Opponents like SIFMA and FSI remain wary of the potential costs, customer data security, but Finra asserts that CARDS will help investors.
Despite strong industry resistance, Finra is expected to adopt a controversial proposal to implement an automated tracking system to detect abusive broker conduct.
“They're going to go through with it,” said Linda Riefberg, a partner at Cozen O'Connor and a former chief counsel for Finra enforcement. “They don't have to have firms' approval. Finra, and presumably the [Securities and Exchange Commission], believes this is a way to strengthen their investor protection.”
The Financial Industry Regulatory Authority Inc., the self-funded broker-dealer regulator, sees its Comprehensive Automated Risk Data System, or CARDS, as a way to use technology to make itself a more effective and nimble regulator.
Opponents, including the Securities Industry and Financial Markets Association and the Financial Services Institute, are wary of the potential costs involved in implementing and maintaining the system and worry about exposing customer data.
At its annual conference last week in New York, SIFMA said in no uncertain terms it opposes the system. SIFMA president and chief executive Kenneth Bentsen Jr. said in addition to the price tag and potential customer privacy breaches, CARDS, which would collect reams of brokerage account information monthly, duplicates supervision and surveillance activities companies already have in place.
“We don't think Finra has yet answered the questions that really need to be answered,” Mr. Bentsen said. “Turning over account-level data on a regular basis to one quasi-government entity is just something that the public doesn't like doing and our members think their clients don't like.”
“Both sides of the issue are digging their heels in,” said Daniel Nathan, a partner at Morrison & Foerster.
The standoff is likely to play out further as comment letters regarding Finra's proposal to implement CARDS flow in by the Dec. 1 deadline. Finra introduced the proposal in late September; the initiative was initially floated as a concept release in December 2013.
At each step along the way, the opposition has been vocal — and Finra has consistently called it a top priority. A CARDS rule ultimately will have to be approved by the SEC.
Finra's enthusiasm is likely to prevail, said Evan Rosser, a senior consultant at Oyster Consulting, which advises financial services companies.
“Finra feels as if this is an important part of their regulatory duties,” said Mr. Rosser, a former vice president and director of enforcement at Finra and its predecessor, the National Association of Securities Dealers. “It would take an enormous amount of pressure to make them back off of this entirely.”

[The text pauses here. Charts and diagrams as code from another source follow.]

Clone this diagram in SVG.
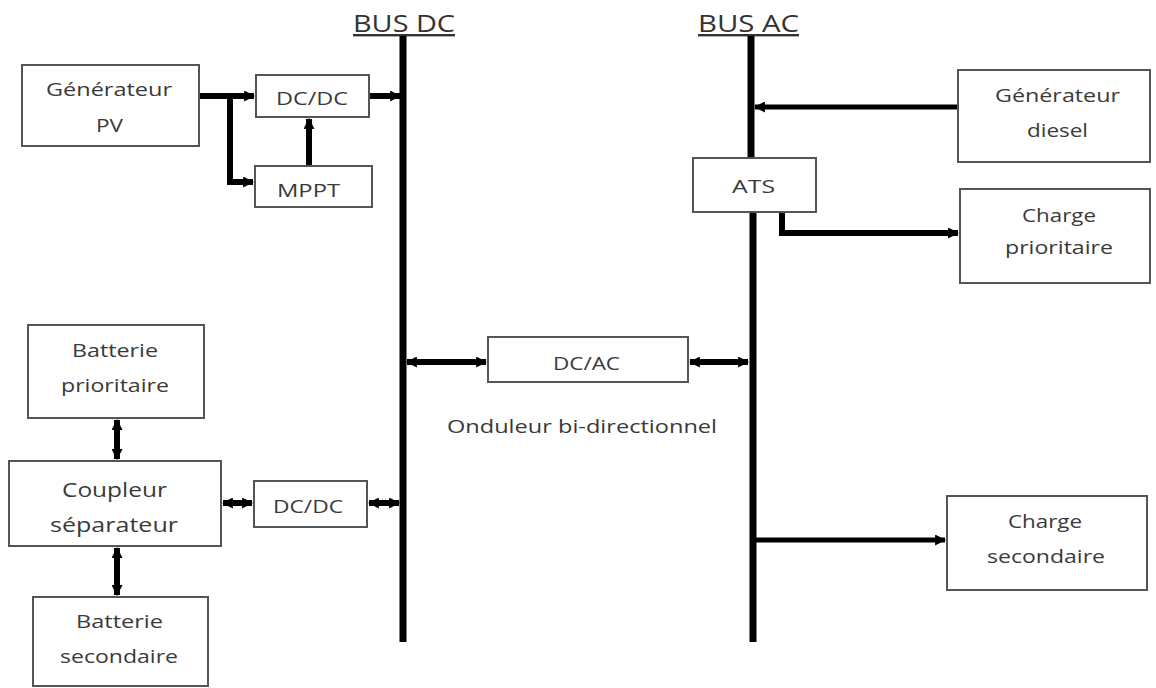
<svg xmlns="http://www.w3.org/2000/svg" width="1156" height="688" viewBox="0 0 1156 688">
<style>
.box{fill:#fff;stroke:#555;stroke-width:2}
.t{font-family:"Open Sans","Liberation Sans",sans-serif;fill:#3a3a3a;text-anchor:middle;font-size:18px}
.s20{font-size:20px}
.bus{stroke:#000;stroke-width:7;fill:none}
.c{stroke:#000;stroke-width:6;fill:none}
.c5{stroke:#000;stroke-width:5;fill:none}
.h{font-family:"Open Sans","Liberation Sans",sans-serif;font-size:24px;fill:#333;text-decoration:underline}
</style>
<defs>
<marker id="a" viewBox="0 0 10 10" refX="9" refY="5" markerWidth="11" markerHeight="11" markerUnits="userSpaceOnUse" orient="auto-start-reverse">
<path d="M0,0 L10,5 L0,10 z" fill="#000"/>
</marker>
</defs>
<rect width="1156" height="688" fill="#fff"/>
<g id="bus-dc">
<text class="h" x="353" y="32" textLength="102" lengthAdjust="spacingAndGlyphs">BUS DC</text>
<line class="bus" x1="403" y1="36" x2="403" y2="642"/>
</g>
<g id="bus-ac">
<text class="h" x="698" y="32" textLength="101" lengthAdjust="spacingAndGlyphs">BUS AC</text>
<line class="bus" x1="751" y1="36" x2="751" y2="159"/>
<line class="bus" x1="753" y1="212" x2="753" y2="642"/>
</g>
<g id="connectors">
<path class="c" d="M199,96 H254" marker-end="url(#a)"/>
<path class="c" d="M230,96 V182 H253" marker-end="url(#a)"/>
<path class="c" d="M309,166 V119" marker-end="url(#a)"/>
<path class="c" d="M369,96 H400" marker-end="url(#a)"/>
<path class="c5" d="M958,107 H755" marker-end="url(#a)"/>
<path class="c" d="M782,213 V233 H958" marker-end="url(#a)"/>
<path class="c" d="M407,362 H486" marker-start="url(#a)" marker-end="url(#a)"/>
<path class="c" d="M690,362 H748" marker-start="url(#a)" marker-end="url(#a)"/>
<path class="c" d="M117,420 V459" marker-start="url(#a)" marker-end="url(#a)"/>
<path class="c" d="M117,548 V595" marker-start="url(#a)" marker-end="url(#a)"/>
<path class="c" d="M223,503 H252" marker-start="url(#a)" marker-end="url(#a)"/>
<path class="c" d="M369,503 H399" marker-start="url(#a)" marker-end="url(#a)"/>
<path class="c5" d="M756,540 H945" marker-end="url(#a)"/>
</g>
<g id="gen-pv">
<rect class="box" x="22" y="65" width="177" height="81"/>
<text class="t" x="109" y="96" textLength="126" lengthAdjust="spacingAndGlyphs">Générateur</text>
<text class="t" x="109.5" y="132" textLength="27" lengthAdjust="spacingAndGlyphs">PV</text>
</g>
<g id="dcdc-top">
<rect class="box" x="256" y="75" width="113" height="42"/>
<text class="t" x="312" y="105" textLength="72" lengthAdjust="spacingAndGlyphs">DC/DC</text>
</g>
<g id="mppt">
<rect class="box" x="255" y="166" width="117" height="41"/>
<text class="t" x="308.5" y="197" textLength="63" lengthAdjust="spacingAndGlyphs">MPPT</text>
</g>
<g id="gen-diesel">
<rect class="box" x="958" y="70" width="192" height="92"/>
<text class="t" x="1057.5" y="102" textLength="125" lengthAdjust="spacingAndGlyphs">Générateur</text>
<text class="t" x="1057.5" y="137" textLength="61" lengthAdjust="spacingAndGlyphs">diesel</text>
</g>
<g id="ats">
<rect class="box" x="693" y="158" width="123" height="54"/>
<text class="t" x="753.5" y="193" textLength="43" lengthAdjust="spacingAndGlyphs">ATS</text>
</g>
<g id="charge-prio">
<rect class="box" x="960" y="189" width="190" height="94"/>
<text class="t" x="1059" y="222" textLength="74" lengthAdjust="spacingAndGlyphs">Charge</text>
<text class="t" x="1059" y="254" textLength="108" lengthAdjust="spacingAndGlyphs">prioritaire</text>
</g>
<g id="dcac">
<rect class="box" x="488" y="337" width="200" height="45"/>
<text class="t" x="586.5" y="370" textLength="67" lengthAdjust="spacingAndGlyphs">DC/AC</text>
</g>
<g id="onduleur-label">
<text class="t" x="582" y="433" textLength="270" lengthAdjust="spacingAndGlyphs">Onduleur bi-directionnel</text>
</g>
<g id="batt-prio">
<rect class="box" x="28" y="325" width="176" height="93"/>
<text class="t" x="115" y="357" textLength="86" lengthAdjust="spacingAndGlyphs">Batterie</text>
<text class="t" x="115" y="392" textLength="108" lengthAdjust="spacingAndGlyphs">prioritaire</text>
</g>
<g id="coupleur">
<rect class="box" x="9" y="461" width="212" height="85"/>
<text class="t s20" x="114.5" y="497" textLength="105" lengthAdjust="spacingAndGlyphs">Coupleur</text>
<text class="t s20" x="114" y="532" textLength="128" lengthAdjust="spacingAndGlyphs">séparateur</text>
</g>
<g id="dcdc-bottom">
<rect class="box" x="254" y="481" width="113" height="46"/>
<text class="t" x="308" y="513" textLength="70" lengthAdjust="spacingAndGlyphs">DC/DC</text>
</g>
<g id="batt-sec">
<rect class="box" x="33" y="597" width="175" height="89"/>
<text class="t" x="119.5" y="628" textLength="87" lengthAdjust="spacingAndGlyphs">Batterie</text>
<text class="t" x="119" y="663" textLength="118" lengthAdjust="spacingAndGlyphs">secondaire</text>
</g>
<g id="charge-sec">
<rect class="box" x="947" y="496" width="200" height="94"/>
<text class="t" x="1045" y="528" textLength="74" lengthAdjust="spacingAndGlyphs">Charge</text>
<text class="t" x="1046" y="563" textLength="118" lengthAdjust="spacingAndGlyphs">secondaire</text>
</g>
</svg>
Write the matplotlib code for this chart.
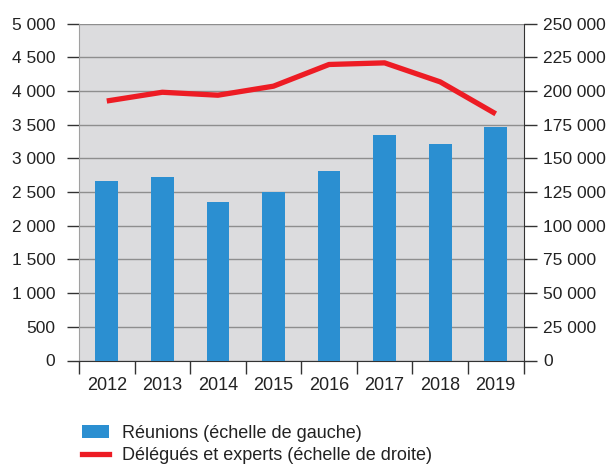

In an appearance at the SIFMA conference, Finra chairman and chief executive Richard Ketchum asserted that CARDS would help Finra detect much more quickly and efficiently investment-product sales abuses and other trends that could hurt investors. Currently, Finra must ferret out dangers in firm-by-firm examinations.
“Our early warning systems are limited,” Mr. Ketchum said. “We're getting to problems where investors are harmed too late.”
He also underscored that Finra has already revised the CARDS proposal to ensure that the system will not collect information that can identify individual investors.
It's not clear that Finra has wiggle room on the CARDS proposal beyond strengthening privacy protections.
“I'm not sure there's much more they can do to cut it down,” said Mr. Nathan, a former Finra vice president and director of regional enforcement. “Their point of view is that they've already made significant concessions in cutting out personally identifiable information.”
Typically, Finra reviews industry complaints and dilutes proposals, said Peter Chepucavage, general counsel at Plexus Consulting.
A recent example was an initiative to require brokers to reveal recruiting bonuses to their clients when they switch firms. The proposal has been walked back to an “educational communication” that will outline questions clients should ask their brokers about compensation.
But with CARDS, Finra might not have as much leeway.
“If they get less information, it's not going to be worth much compared to the costs,” Mr. Chepucavage said.
Tweaks might be possible in what kind of data is gathered and how it is formatted. Finra also could give firms a long lead time to comply with CARDS.
“Any modification in the program will be how it's implemented operationally,” Ms. Riefberg said.
Now is the time for firms to try to get Finra's attention and influence CARDS because the regulator is listening, she said.
“They will bend over backwards because these are the firms that make up their membership,” Ms. Riefberg said.
Finra firms are overreacting to CARDS, she said. The information Finra is seeking and the problems it is trying to detect are not new.
“I don't think CARDS is as negative or scary a program as firms are making it out to be,” Ms. Riefberg said.
It's ominous enough, though, to get the attention of Congress. Rep. Scott Garett, R-N.J., chairman of the House Financial Services Subcommittee on Capital Markets, who has told Finra to rethink the program.
“This might go to some players other than Finra and the industry when it's all said and done,” Mr. Rosser said.